● Source code of charts
************

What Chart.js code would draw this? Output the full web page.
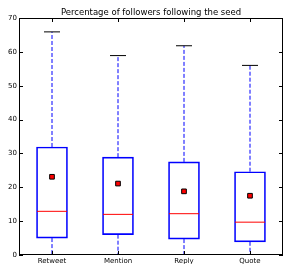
<!DOCTYPE html>
<html>
<head>
<meta charset="utf-8">
<script src="https://cdn.jsdelivr.net/npm/chart.js@4/dist/chart.umd.min.js"></script>
<style>
html, body { margin: 0; padding: 0; background: #fff; overflow: hidden; }
#wrap { width: 284px; height: 264px; position: relative; overflow: hidden; }
canvas { display: block; }
</style>
</head>
<body>
<div id="wrap"><canvas id="boxChart"></canvas></div>
<script>
const categories = ['Retweet', 'Mention', 'Reply', 'Quote'];
const q1 = [5.0, 6.0, 4.7, 3.9];
const medians = [12.9, 12.0, 12.2, 9.7];
const q3 = [31.9, 28.9, 27.5, 24.6];
const whiskerLow = [0, 0, 0, 0];
const whiskerHigh = [65.9, 58.9, 61.8, 56.0];
const means = [23.1, 21.1, 18.8, 17.5];
const yTicks = [0, 10, 20, 30, 40, 50, 60, 70];

const FONT = 'DejaVu Sans';
const pos = categories.map((c, i) => i + 1);

// whiskers: q3 -> high, q1 -> low, broken by nulls
const whiskerPts = [];
pos.forEach((x, i) => {
    whiskerPts.push({ x, y: q3[i] }, { x, y: whiskerHigh[i] }, { x, y: null });
    whiskerPts.push({ x, y: q1[i] }, { x, y: whiskerLow[i] }, { x, y: null });
});
const capPts = [];
pos.forEach((x, i) => { capPts.push({ x, y: whiskerHigh[i] }, { x, y: whiskerLow[i] }); });

// frame + inward ticks on all four sides
const framePlugin = {
    id: 'frame',
    afterDatasetsDraw(chart) {
        const { ctx, chartArea: a, scales: { x, y } } = chart;
        ctx.save();
        ctx.strokeStyle = '#000';
        ctx.lineWidth = 1;
        ctx.strokeRect(a.left + 0.5, a.top + 0.5, a.right - a.left - 1, a.bottom - a.top - 1);
        ctx.beginPath();
        yTicks.forEach(v => {
            const py = Math.round(y.getPixelForValue(v)) + 0.5;
            ctx.moveTo(a.left, py); ctx.lineTo(a.left + 4, py);
            ctx.moveTo(a.right, py); ctx.lineTo(a.right - 4, py);
        });
        pos.forEach(v => {
            const px = Math.round(x.getPixelForValue(v)) + 0.5;
            ctx.moveTo(px, a.top); ctx.lineTo(px, a.top + 4);
            ctx.moveTo(px, a.bottom); ctx.lineTo(px, a.bottom - 4);
        });
        ctx.stroke();
        ctx.restore();
    }
};

const noPad = s => { s.paddingLeft = s.paddingRight = s.paddingTop = s.paddingBottom = 0; };

new Chart(document.getElementById('boxChart'), {
    type: 'bar',
    data: {
        datasets: [
            {
                type: 'line', label: 'whiskers', data: whiskerPts, order: 4,
                borderColor: '#0000ff', borderWidth: 1, borderDash: [4, 2],
                pointRadius: 0, spanGaps: false, fill: false
            },
            {
                type: 'bar', label: 'box', order: 3,
                data: pos.map((x, i) => ({ x, y: [q1[i], q3[i]] })),
                backgroundColor: 'rgba(0,0,0,0)', borderColor: '#0000ff',
                borderWidth: 1, borderSkipped: false, barThickness: 31
            },
            {
                type: 'scatter', label: 'caps', data: capPts, order: 2,
                pointStyle: 'line', pointRadius: 8, borderColor: '#000', borderWidth: 1
            },
            {
                type: 'scatter', label: 'median', order: 1,
                data: pos.map((x, i) => ({ x, y: medians[i] })),
                pointStyle: 'line', pointRadius: 15, borderColor: '#ff0000', borderWidth: 1
            },
            {
                type: 'scatter', label: 'mean', order: 0,
                data: pos.map((x, i) => ({ x, y: means[i] })),
                pointStyle: 'rect', pointRadius: 3.3, backgroundColor: '#ff0000',
                borderColor: '#000', borderWidth: 1
            }
        ]
    },
    options: {
        responsive: true,
        maintainAspectRatio: false,
        animation: false,
        layout: { autoPadding: false, padding: { top: 0, right: 1, left: 0, bottom: 0 } },
        plugins: {
            legend: { display: false },
            tooltip: { enabled: false },
            title: { display: false }
        },
        scales: {
            x: {
                type: 'linear', min: 0.5, max: 4.5, offset: false,
                afterBuildTicks: s => { s.ticks = pos.map(v => ({ value: v })); },
                afterFit: s => { s.height = 9; noPad(s); },
                grid: { display: false, drawTicks: false },
                border: { display: false },
                ticks: {
                    color: '#000', padding: 2, maxRotation: 0, autoSkip: false,
                    font: { family: FONT, size: 7 },
                    callback: v => categories[v - 1]
                }
            },
            xTop: {
                type: 'linear', position: 'top', min: 0.5, max: 4.5,
                afterFit: s => { s.height = 18; noPad(s); },
                grid: { display: false, drawTicks: false },
                border: { display: false },
                ticks: { display: false },
                title: {
                    display: true, text: 'Percentage of followers following the seed',
                    color: '#000', font: { family: FONT, size: 8.5 },
                    padding: { top: 8, bottom: 0 }
                }
            },
            y: {
                min: 0, max: 70,
                afterBuildTicks: s => { s.ticks = yTicks.map(v => ({ value: v })); },
                afterFit: s => { s.width = 19; noPad(s); },
                grid: { display: false, drawTicks: false },
                border: { display: false },
                ticks: { color: '#000', padding: 2, font: { family: FONT, size: 7 } }
            }
        }
    },
    plugins: [framePlugin]
});
</script>
</body>
</html>
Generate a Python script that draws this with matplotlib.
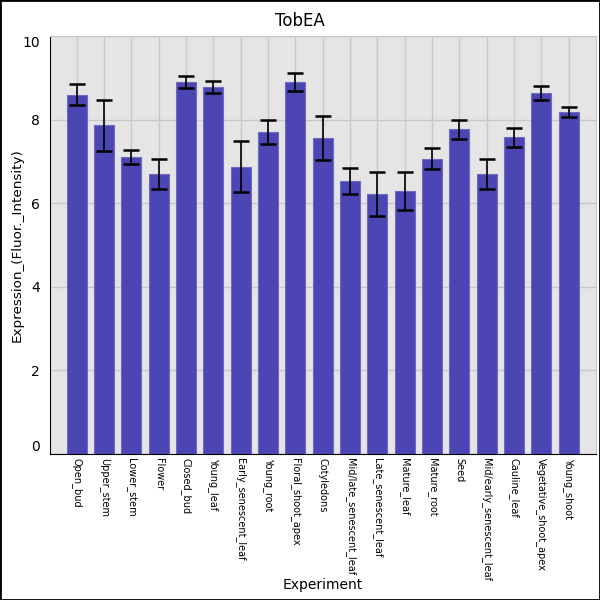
import matplotlib
matplotlib.use("Agg")
from matplotlib import pyplot as plt
from matplotlib.patches import Rectangle

experiments = ["Open_bud", "Upper_stem", "Lower_stem", "Flower", "Closed_bud",
               "Young_leaf", "Early_senescent_leaf", "Young_root", "Floral_shoot_apex",
               "Cotyledons", "Mid/late_senescent_leaf", "Late_senescent_leaf",
               "Mature_leaf", "Mature_root", "Seed", "Mid/early_senescent_leaf",
               "Cauline_leaf", "Vegetative_shoot_apex", "Young_shoot"]
expression = [8.60, 7.86, 7.11, 6.70, 8.90, 8.78, 6.87, 7.70, 8.90, 7.56,
              6.53, 6.22, 6.29, 7.06, 7.77, 6.70, 7.58, 8.64, 8.18]
errors = [0.24, 0.60, 0.17, 0.36, 0.14, 0.15, 0.61, 0.28, 0.21, 0.53,
          0.31, 0.53, 0.45, 0.25, 0.23, 0.35, 0.23, 0.16, 0.11]
yticks = [0, 2, 4, 6, 8, 10]

fig = plt.figure(figsize=(6, 6), dpi=100)
ax = fig.add_axes([0.0825, 0.2433, 0.9108, 0.6967])
ax.set_facecolor("#e5e5e5")

x = list(range(len(experiments)))
ax.bar(x, expression, width=0.73, color="#4b46b3", edgecolor="#6f6ac4",
       linewidth=0.8, zorder=2)
ax.errorbar(x, expression, yerr=errors, fmt="none", ecolor="black",
            elinewidth=1.2, capsize=6, capthick=1.8, zorder=3)

ax.set_xlim(-1, len(experiments))
ax.set_ylim(0, 10)
ax.set_xticks(x)
ax.set_xticklabels(experiments, rotation=270, fontsize=7, va="top", ha="center")
ax.set_yticks(yticks)
ax.set_yticklabels([str(t) for t in yticks], fontsize=10)
labs = ax.get_yticklabels()
labs[0].set_va("bottom")
labs[-1].set_va("top")
ax.tick_params(axis="both", length=0)
ax.tick_params(axis="y", pad=7)
ax.tick_params(axis="x", pad=3)

ax.grid(True, color="#c8c8c8", linewidth=1)
ax.set_axisbelow(True)
for s in ["top", "right"]:
    ax.spines[s].set_color("#c8c8c8")
for s in ["left", "bottom"]:
    ax.spines[s].set_color("black")

ax.set_xlabel("Experiment", fontsize=10)
ax.set_ylabel("Expression_(Fluor._Intensity)", fontsize=9.7)
ax.xaxis.set_label_coords(0.5, -0.297)
ax.yaxis.set_label_coords(-0.047, 0.5)
fig.text(0.5, 0.965, "TobEA", ha="center", va="center", fontsize=12)

fig.patches.append(Rectangle((0, 0), 1, 1, transform=fig.transFigure,
                             fill=False, edgecolor="black", linewidth=2))

fig.savefig("out.png", dpi=100)
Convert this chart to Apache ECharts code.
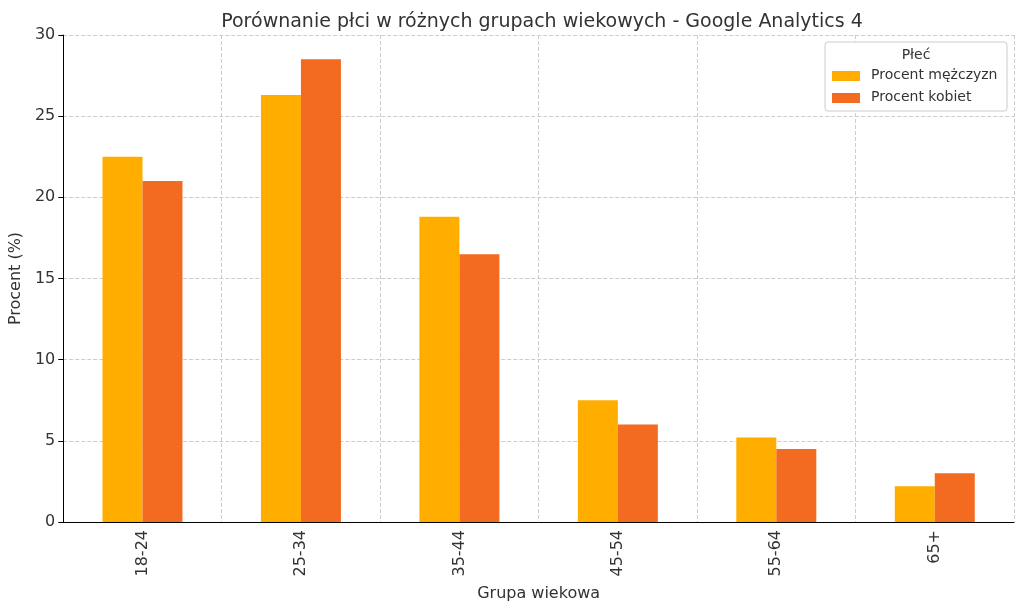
<!DOCTYPE html>
<html><head><meta charset="utf-8">
<script src="https://cdn.jsdelivr.net/npm/echarts@6/dist/echarts.min.js"></script>
<style>html,body{margin:0;background:#fff}#c{width:1024px;height:611px}</style>
</head><body><div id="c"></div>
<script>
const categories = ['18-24','25-34','35-44','45-54','55-64','65+'];
const male = [22.5, 26.3, 18.8, 7.5, 5.2, 2.2];
const female = [21.0, 28.5, 16.5, 6.0, 4.5, 3.0];
const yTicks = [0,5,10,15,20,25,30];
const ff = 'DejaVu Sans';
const chart = echarts.init(document.getElementById('c'));
chart.setOption({
  backgroundColor:'#fff',
  animation:false,
  title:{text:'Porównanie płci w różnych grupach wiekowych - Google Analytics 4',left:537,top:8,textAlign:'center',
    textStyle:{fontFamily:ff,fontSize:19,fontWeight:'normal',color:'#333'}},
  grid:{left:60,right:10,top:35,bottom:89},
  legend:{show:false},
  graphic:[
    {type:'rect',shape:{x:825,y:42,width:182,height:69,r:3},style:{fill:'#fff',stroke:'#ccc',lineWidth:1},z:10},
    {type:'text',x:916,y:48,style:{text:'Płeć',fontFamily:ff,fontSize:14,fill:'#333',align:'center'},z:11},
    {type:'rect',shape:{x:832,y:71,width:28,height:10},style:{fill:'#FFAE00'},z:11},
    {type:'text',x:871,y:68,style:{text:'Procent mężczyzn',fontFamily:ff,fontSize:14,fill:'#333'},z:11},
    {type:'rect',shape:{x:832,y:93,width:28,height:10},style:{fill:'#F26B21'},z:11},
    {type:'text',x:871,y:90,style:{text:'Procent kobiet',fontFamily:ff,fontSize:14,fill:'#333'},z:11}
  ],
  xAxis:{type:'category',data:categories,name:'Grupa wiekowa',nameLocation:'middle',nameGap:64,
    nameTextStyle:{fontFamily:ff,fontSize:16,color:'#333'},
    axisLine:{lineStyle:{color:'#000'}},axisTick:{alignWithLabel:true,lineStyle:{color:'#000'}},
    axisLabel:{rotate:90,fontFamily:ff,fontSize:16,color:'#333'},
    splitLine:{show:true,lineStyle:{type:'dashed',color:'#ccc'}}},
  yAxis:{type:'value',min:yTicks[0],max:yTicks[yTicks.length-1],interval:5,name:'Procent (%)',nameLocation:'middle',nameGap:38,
    nameTextStyle:{fontFamily:ff,fontSize:16,color:'#333'},
    axisLine:{show:true,lineStyle:{color:'#000'}},axisTick:{show:true,lineStyle:{color:'#000'}},
    axisLabel:{fontFamily:ff,fontSize:16,color:'#333'},
    splitLine:{lineStyle:{type:'dashed',color:'#ccc'}}},
  series:[
    {name:'Procent mężczyzn',type:'bar',data:male,barWidth:40,barGap:'0%',itemStyle:{color:'#FFAE00'}},
    {name:'Procent kobiet',type:'bar',data:female,barWidth:40,itemStyle:{color:'#F26B21'}}
  ]
});
</script></body></html>
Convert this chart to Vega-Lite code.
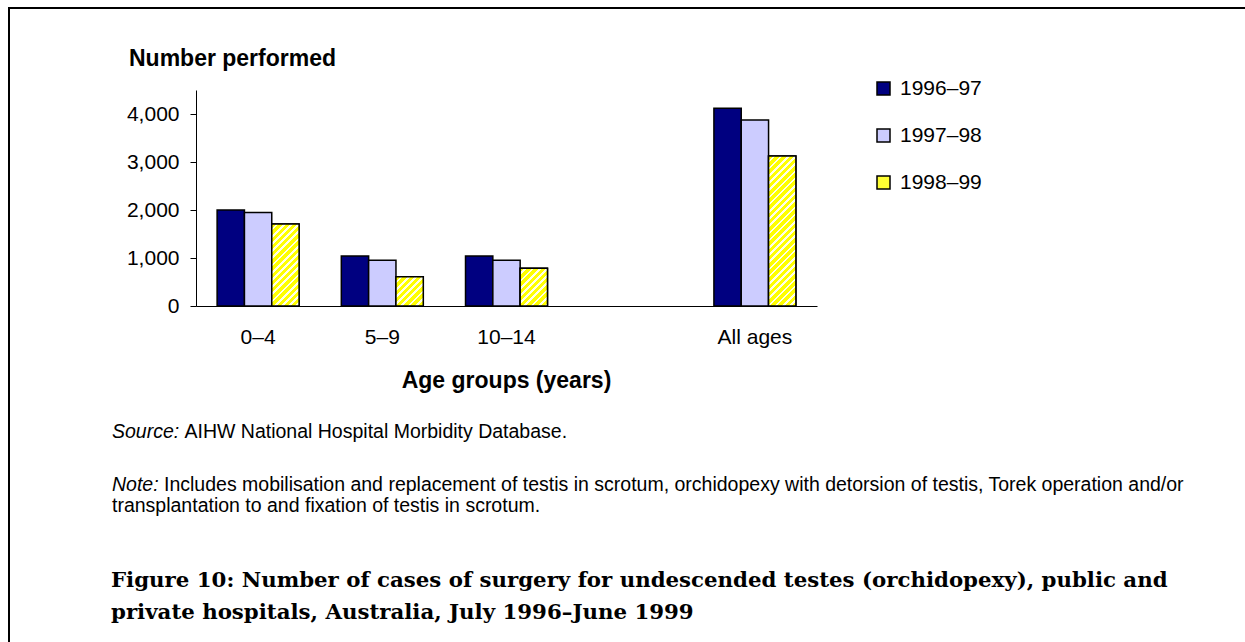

************

Leave out any pictures, please, and quote only the lines from the top of the data through the line that contains "const pos = categories.map((c, i) => i + 1);".

What Chart.js code would draw this? Output the full web page.
<!DOCTYPE html>
<html>
<head>
<meta charset="utf-8">
<script src="https://cdn.jsdelivr.net/npm/chart.js@4/dist/chart.umd.min.js"></script>
<style>
html, body { margin: 0; padding: 0; background: #fff; overflow: hidden; }
#wrap { width: 284px; height: 264px; position: relative; overflow: hidden; }
canvas { display: block; }
</style>
</head>
<body>
<div id="wrap"><canvas id="boxChart"></canvas></div>
<script>
const categories = ['Retweet', 'Mention', 'Reply', 'Quote'];
const q1 = [5.0, 6.0, 4.7, 3.9];
const medians = [12.9, 12.0, 12.2, 9.7];
const q3 = [31.9, 28.9, 27.5, 24.6];
const whiskerLow = [0, 0, 0, 0];
const whiskerHigh = [65.9, 58.9, 61.8, 56.0];
const means = [23.1, 21.1, 18.8, 17.5];
const yTicks = [0, 10, 20, 30, 40, 50, 60, 70];

const FONT = 'DejaVu Sans';
const pos = categories.map((c, i) => i + 1);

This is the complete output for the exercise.